• SOURCE MATERIAL
***

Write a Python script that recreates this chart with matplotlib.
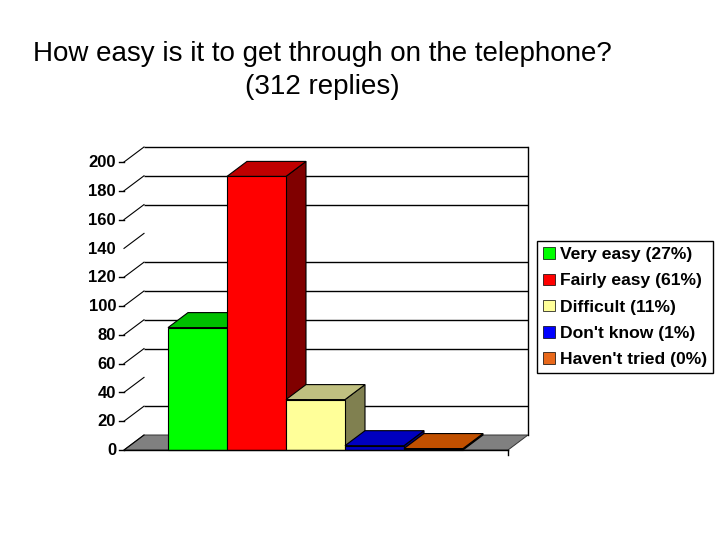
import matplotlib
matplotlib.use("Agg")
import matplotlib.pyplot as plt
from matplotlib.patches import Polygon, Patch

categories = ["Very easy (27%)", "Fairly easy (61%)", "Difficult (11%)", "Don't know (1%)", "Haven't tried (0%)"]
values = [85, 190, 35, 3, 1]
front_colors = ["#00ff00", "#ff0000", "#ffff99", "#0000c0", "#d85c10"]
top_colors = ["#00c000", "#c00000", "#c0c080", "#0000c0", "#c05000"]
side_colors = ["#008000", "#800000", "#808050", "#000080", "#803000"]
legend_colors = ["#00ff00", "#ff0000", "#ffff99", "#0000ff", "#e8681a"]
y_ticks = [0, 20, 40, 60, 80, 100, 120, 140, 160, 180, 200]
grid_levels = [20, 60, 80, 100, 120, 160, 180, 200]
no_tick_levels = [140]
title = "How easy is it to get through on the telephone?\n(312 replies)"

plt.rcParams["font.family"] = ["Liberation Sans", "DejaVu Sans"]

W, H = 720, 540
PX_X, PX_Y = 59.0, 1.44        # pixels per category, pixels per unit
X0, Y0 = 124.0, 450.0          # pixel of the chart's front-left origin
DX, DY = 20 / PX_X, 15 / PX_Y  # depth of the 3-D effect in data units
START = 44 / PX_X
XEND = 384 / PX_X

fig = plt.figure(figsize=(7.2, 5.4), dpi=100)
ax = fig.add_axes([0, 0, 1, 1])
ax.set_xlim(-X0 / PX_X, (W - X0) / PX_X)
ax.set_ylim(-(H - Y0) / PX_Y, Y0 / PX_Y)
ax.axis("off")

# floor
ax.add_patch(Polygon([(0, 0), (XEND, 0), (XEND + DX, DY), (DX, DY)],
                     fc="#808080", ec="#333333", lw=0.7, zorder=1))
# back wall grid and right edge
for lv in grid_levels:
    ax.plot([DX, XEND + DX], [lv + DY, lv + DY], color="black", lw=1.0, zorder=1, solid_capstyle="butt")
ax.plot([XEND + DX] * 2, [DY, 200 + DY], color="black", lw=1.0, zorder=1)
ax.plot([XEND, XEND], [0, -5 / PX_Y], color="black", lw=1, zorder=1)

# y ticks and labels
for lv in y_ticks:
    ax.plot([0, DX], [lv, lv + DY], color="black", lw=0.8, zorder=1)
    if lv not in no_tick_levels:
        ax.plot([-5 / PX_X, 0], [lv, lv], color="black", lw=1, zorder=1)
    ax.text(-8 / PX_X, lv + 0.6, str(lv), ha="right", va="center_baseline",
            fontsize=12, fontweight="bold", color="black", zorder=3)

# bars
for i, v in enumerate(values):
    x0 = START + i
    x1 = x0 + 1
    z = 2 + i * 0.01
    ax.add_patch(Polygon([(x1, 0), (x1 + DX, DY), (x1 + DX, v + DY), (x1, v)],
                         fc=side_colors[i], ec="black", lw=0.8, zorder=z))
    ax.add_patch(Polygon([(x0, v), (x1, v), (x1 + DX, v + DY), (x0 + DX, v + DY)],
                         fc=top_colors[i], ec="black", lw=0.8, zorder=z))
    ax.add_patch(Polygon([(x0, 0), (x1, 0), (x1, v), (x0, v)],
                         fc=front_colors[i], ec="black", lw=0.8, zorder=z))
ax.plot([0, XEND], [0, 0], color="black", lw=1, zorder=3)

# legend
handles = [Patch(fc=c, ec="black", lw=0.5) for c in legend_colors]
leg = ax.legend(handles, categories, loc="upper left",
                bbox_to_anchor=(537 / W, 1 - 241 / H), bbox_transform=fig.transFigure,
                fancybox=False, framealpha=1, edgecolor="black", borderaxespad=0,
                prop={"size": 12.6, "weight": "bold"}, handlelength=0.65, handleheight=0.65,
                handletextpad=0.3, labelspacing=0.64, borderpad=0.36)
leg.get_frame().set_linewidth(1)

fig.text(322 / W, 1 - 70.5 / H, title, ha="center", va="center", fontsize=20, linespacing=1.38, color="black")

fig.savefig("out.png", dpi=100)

***

• THE TASK
Return only the lines from the start of the data through the line that contains "from matplotlib.patches import Polygon, Patch", please, copying them exactly and omitting all pictures.

• FINAL RESULT
Write a Python script that recreates this chart with matplotlib.
import matplotlib
matplotlib.use("Agg")
import matplotlib.pyplot as plt
from matplotlib.patches import Polygon, Patch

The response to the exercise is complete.